Ataxia and stroke symptoms include the following:
• Abnormal motor movements that lack coordination. A patient can hardly walk, bend down or write anything because muscle movements are irregular and wayward.
• Spurred speech that makes the patient stutter. Speech recognition and delivery is controlled by the brain. If this part of the cerebellum is damaged by the stroke, slurred speech is a result.
• Vocal changes mean that a patient’s voice becomes very different from what it used to be.
• Eye coordination is also affected by ataxia and stroke. Eye movements become repetitive or uncontrolled.
• Trembling fingers. Ataxia affects the fingers first. They become bent and lose flexibility.

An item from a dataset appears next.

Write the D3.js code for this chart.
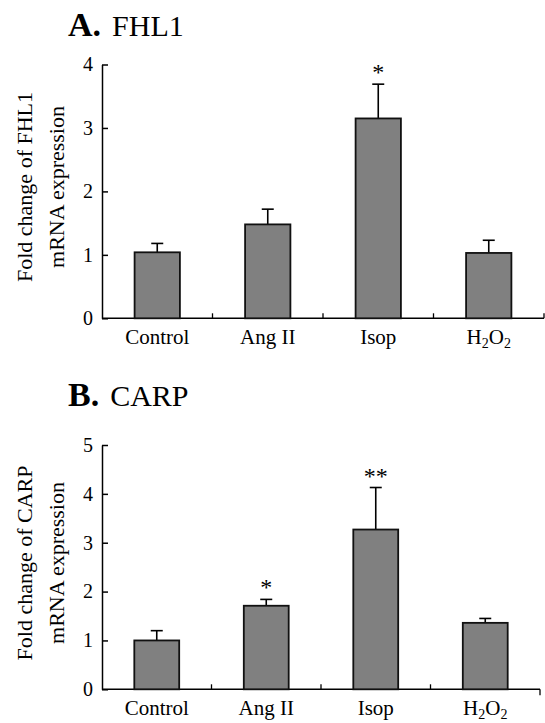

• Swallowing becomes a big problem. Muscles in the throat are used when a person swallows. Without adequate muscle control and coordination, this simple act becomes impossible for ataxia and stroke patients.
• Headaches are constant and persistent.
Treatment of Cerebellar Ataxia
Treatment of Cerebellar Ataxia depend on the type of ataxia a patient has and the extent of damage caused to the brain. However, despite the treatment, in most cases medication for ataxia is used to relieve symptoms. It can hardly reverse the condition or improve it.
Ataxia which comes about as a result of temporary ailments like chickenpox or viral infections usually resolves on its own. In the context of Strokes, medications for ataxia are those that are given to improve the condition of the brain in the aftermath of a trauma. If the underlying brain injury can be cured using treatment for Cerebellar Ataxia- with normal function restored to the cerebellum- the condition can be improved.
• Speech and Language Therapy
This is an important treatment for Cerebellar ataxia. Speech and language therapy is used to help patients with talking and swallowing. A speech therapist guides patients on how to make their voice clearer so that words can be made out by others. Patients are told to focus on breathing, change postures while speaking and talk slowly.
• Occupational Therapy
As movement and mobility slowly declines, an ataxia patient has to get used to alternative ways to do everyday chores. Use of mobility devices is part of this treatment plan. Occupational Therapy is particularly important for ataxia and stroke to give patients some level of independence and responsibility.
In the treatment of Cerebellar Ataxia, physiotherapy is essential because it helps maintain the use of arms and legs. Regular muscle strengthening exercises help in movement and also reduce the risks of muscles getting stuck in one position.